On the other side of the fence are those writers, like myself, who do seek publication. We face a rollercoaster ride: there is a brief thirst-quenching glass of success followed by deserts of rejection – often with no feedback to give a clue as to why a particular piece wasn't quite right. Yet we persevere. Eventually, with luck, we make progress and maybe gain a little recognition, which eases the way for future publication. But why do we bother? Is it some ego-driven madness? A desperate desire for fame?

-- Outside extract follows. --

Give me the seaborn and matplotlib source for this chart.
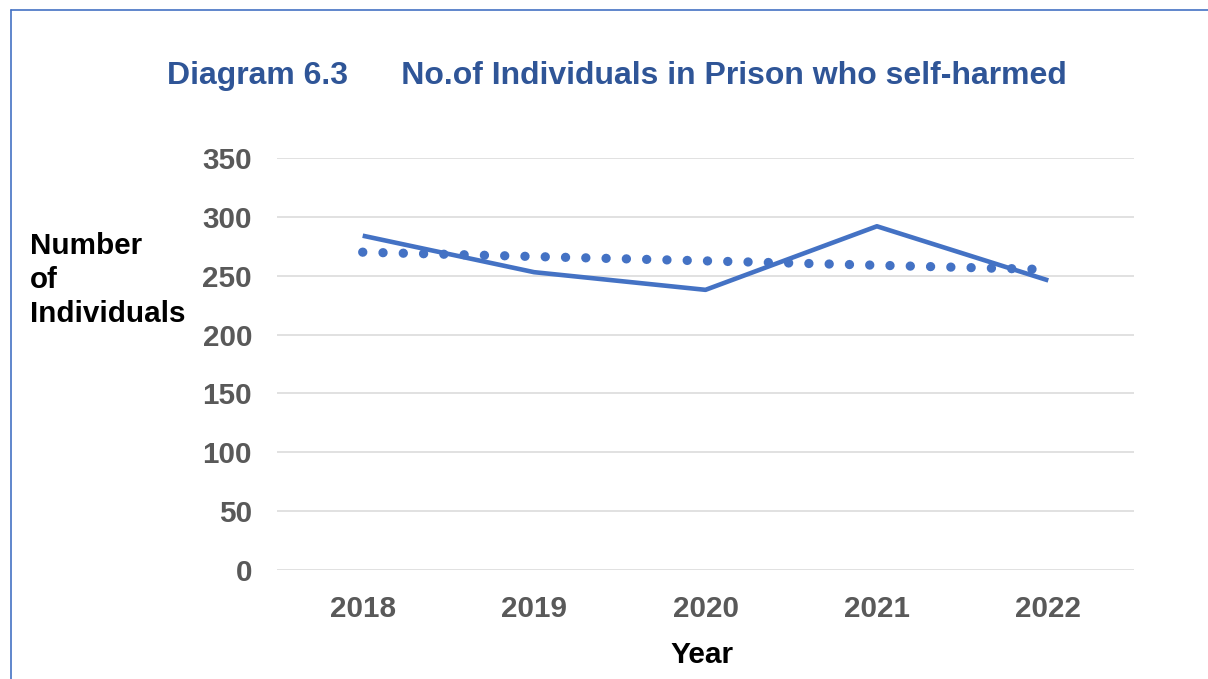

I have asked myself this question many times. Recently I was asking it of myself again, when an answer came in the most unusual – and wonderful – manner. In 2015 a poem of mine, Tempered by the Earth, was accepted for the 2016 WeMoon Datebook. I was, of course, delighted and since it was an international publication, I wondered who would be reading my work. Recently, I received an email from Rev Judith Laxer in Seattle. She told me how she had been asked to make a presentation as part of an inter-faith service for the city's Pride Celebration next Saturday (27 June). In light of the recent tragedy in Orlando, Florida, she was troubled as to how she should address the sorrow and what she would say. Then she turned the page of her WeMoon Datebook to find my poem. Although my poem is about the 2011 earthquake in Christchurch, its message is one of finding strength and resilience and trusting in a higher power who heals and holds us, and shows us the way through. So now my poem will be read as part of her presentation. How extraordinary. I never imagined that my words could, in this small way, help in the healing after such an awful event that happened on the other side of the world.
The timing of this has personal synchronicty too – for it answers my question. This is why I seek publication: to connect and communicate with others. I could hoard up a pile of notebooks in my cupboard, or I could make the effort to release them to the world, let them find a resting place in publications so that they may be of service. In this way I am honouring the creative spark that is in all of us. Why do You write?